Holiday’s pièce de résistance floral hair look was, and always will be, an emblem of her elegance and power. “Black women at that time in society were often not considered ‘feminine’ or beautiful in the ways that white women were by mainstream America and the media,” explains author, editor, and Black hair historian Ayana Byrd. “The fact that such a famous Black woman adopted a flower—which is soft, delicate and beautiful—and made it a part of her signature look, was a reclaiming of this idea that Black women are also beautiful in this way.” The look had a significant, long-lasting impact on stage performers, particularly within the jazz world, through the decades.
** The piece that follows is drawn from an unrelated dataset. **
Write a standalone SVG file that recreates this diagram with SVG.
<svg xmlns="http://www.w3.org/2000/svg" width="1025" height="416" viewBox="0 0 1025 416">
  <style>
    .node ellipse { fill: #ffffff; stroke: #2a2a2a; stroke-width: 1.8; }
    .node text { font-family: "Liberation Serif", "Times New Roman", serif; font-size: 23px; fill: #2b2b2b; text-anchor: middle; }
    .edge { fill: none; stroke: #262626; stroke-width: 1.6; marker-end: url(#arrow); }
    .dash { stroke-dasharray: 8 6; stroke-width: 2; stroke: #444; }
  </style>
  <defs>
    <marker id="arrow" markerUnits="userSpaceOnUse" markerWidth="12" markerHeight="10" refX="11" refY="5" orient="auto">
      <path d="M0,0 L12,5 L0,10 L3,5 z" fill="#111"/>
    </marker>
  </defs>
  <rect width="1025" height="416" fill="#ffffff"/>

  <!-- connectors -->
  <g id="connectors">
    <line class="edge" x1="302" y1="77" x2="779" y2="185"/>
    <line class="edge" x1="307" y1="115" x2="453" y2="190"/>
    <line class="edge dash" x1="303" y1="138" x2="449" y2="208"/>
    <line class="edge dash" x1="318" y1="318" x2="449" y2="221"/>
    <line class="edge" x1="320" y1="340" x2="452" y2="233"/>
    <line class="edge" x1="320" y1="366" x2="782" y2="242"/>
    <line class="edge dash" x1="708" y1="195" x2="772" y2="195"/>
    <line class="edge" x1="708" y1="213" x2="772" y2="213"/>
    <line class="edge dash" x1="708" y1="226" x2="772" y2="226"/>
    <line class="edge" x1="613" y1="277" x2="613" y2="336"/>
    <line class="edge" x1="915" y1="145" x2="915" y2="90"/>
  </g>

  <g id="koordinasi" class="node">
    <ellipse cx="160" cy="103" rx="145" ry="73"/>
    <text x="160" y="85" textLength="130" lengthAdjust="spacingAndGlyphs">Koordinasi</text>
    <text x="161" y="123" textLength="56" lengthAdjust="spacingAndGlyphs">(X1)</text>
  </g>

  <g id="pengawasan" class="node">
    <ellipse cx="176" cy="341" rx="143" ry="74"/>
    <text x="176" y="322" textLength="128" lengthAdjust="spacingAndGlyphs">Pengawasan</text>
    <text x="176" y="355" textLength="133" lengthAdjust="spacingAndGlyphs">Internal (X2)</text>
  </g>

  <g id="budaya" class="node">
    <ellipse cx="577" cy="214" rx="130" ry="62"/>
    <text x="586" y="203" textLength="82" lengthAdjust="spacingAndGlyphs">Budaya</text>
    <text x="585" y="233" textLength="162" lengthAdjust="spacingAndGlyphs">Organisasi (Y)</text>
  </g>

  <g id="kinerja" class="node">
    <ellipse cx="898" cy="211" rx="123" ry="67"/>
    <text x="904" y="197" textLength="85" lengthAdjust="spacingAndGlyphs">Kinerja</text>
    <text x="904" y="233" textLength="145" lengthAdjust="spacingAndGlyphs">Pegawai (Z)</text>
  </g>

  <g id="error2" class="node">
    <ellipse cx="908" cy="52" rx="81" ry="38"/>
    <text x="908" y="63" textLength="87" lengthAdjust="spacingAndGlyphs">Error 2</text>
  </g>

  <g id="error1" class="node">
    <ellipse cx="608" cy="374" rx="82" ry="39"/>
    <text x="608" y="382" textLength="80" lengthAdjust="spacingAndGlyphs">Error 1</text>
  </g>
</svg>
In fact, gardenias worn in one’s hair is a shorthand way to pay tribute to Billie Holiday. “Even when women wear it just because they like the look—not in intentional emulation of her—it is impossible to do it without giving a nod to the singer, as the look immediately reminds us of her,” explains Byrd. “What is powerful about this is that a Black woman performing at the time—and in the industry—that she did was able to add an enduring contribution to the lexicon of what is considered beautiful.”

The irony of Holiday’s trailblazing beauty signature is that it evolved from a happy accident. According to Byrd, the story goes something like this: While backstage in a dressing room doing her hair before a performance, Billie was using a hot comb that was too hot and burned off a section of her hair near her left ear. She panicked (“Because who wouldn’t?” says Byrd), while another female jazz singer who was sharing the dressing room ran to the coat check, which was selling gardenias; she bought one so Holiday could cover it up. “She loved how it looked and began wearing the flower, sometimes more than one, after that when she performed,” Byrd says. She points that this is one of two great looks in Black hair musical history that started as a way to fix a terrible mistake. Back in the ’80s, Pepa of Salt-N-Pepa accidentally burned off a chunk of her hair on one side of her head with a chemical straightening relaxer. “Her hair was lopsided and instead of cutting the undamaged side so it was even, she went onstage with the uneven look,” says Byrd. “It was the birth of the asymmetric styles that were so popular for Black women in the ’80s.”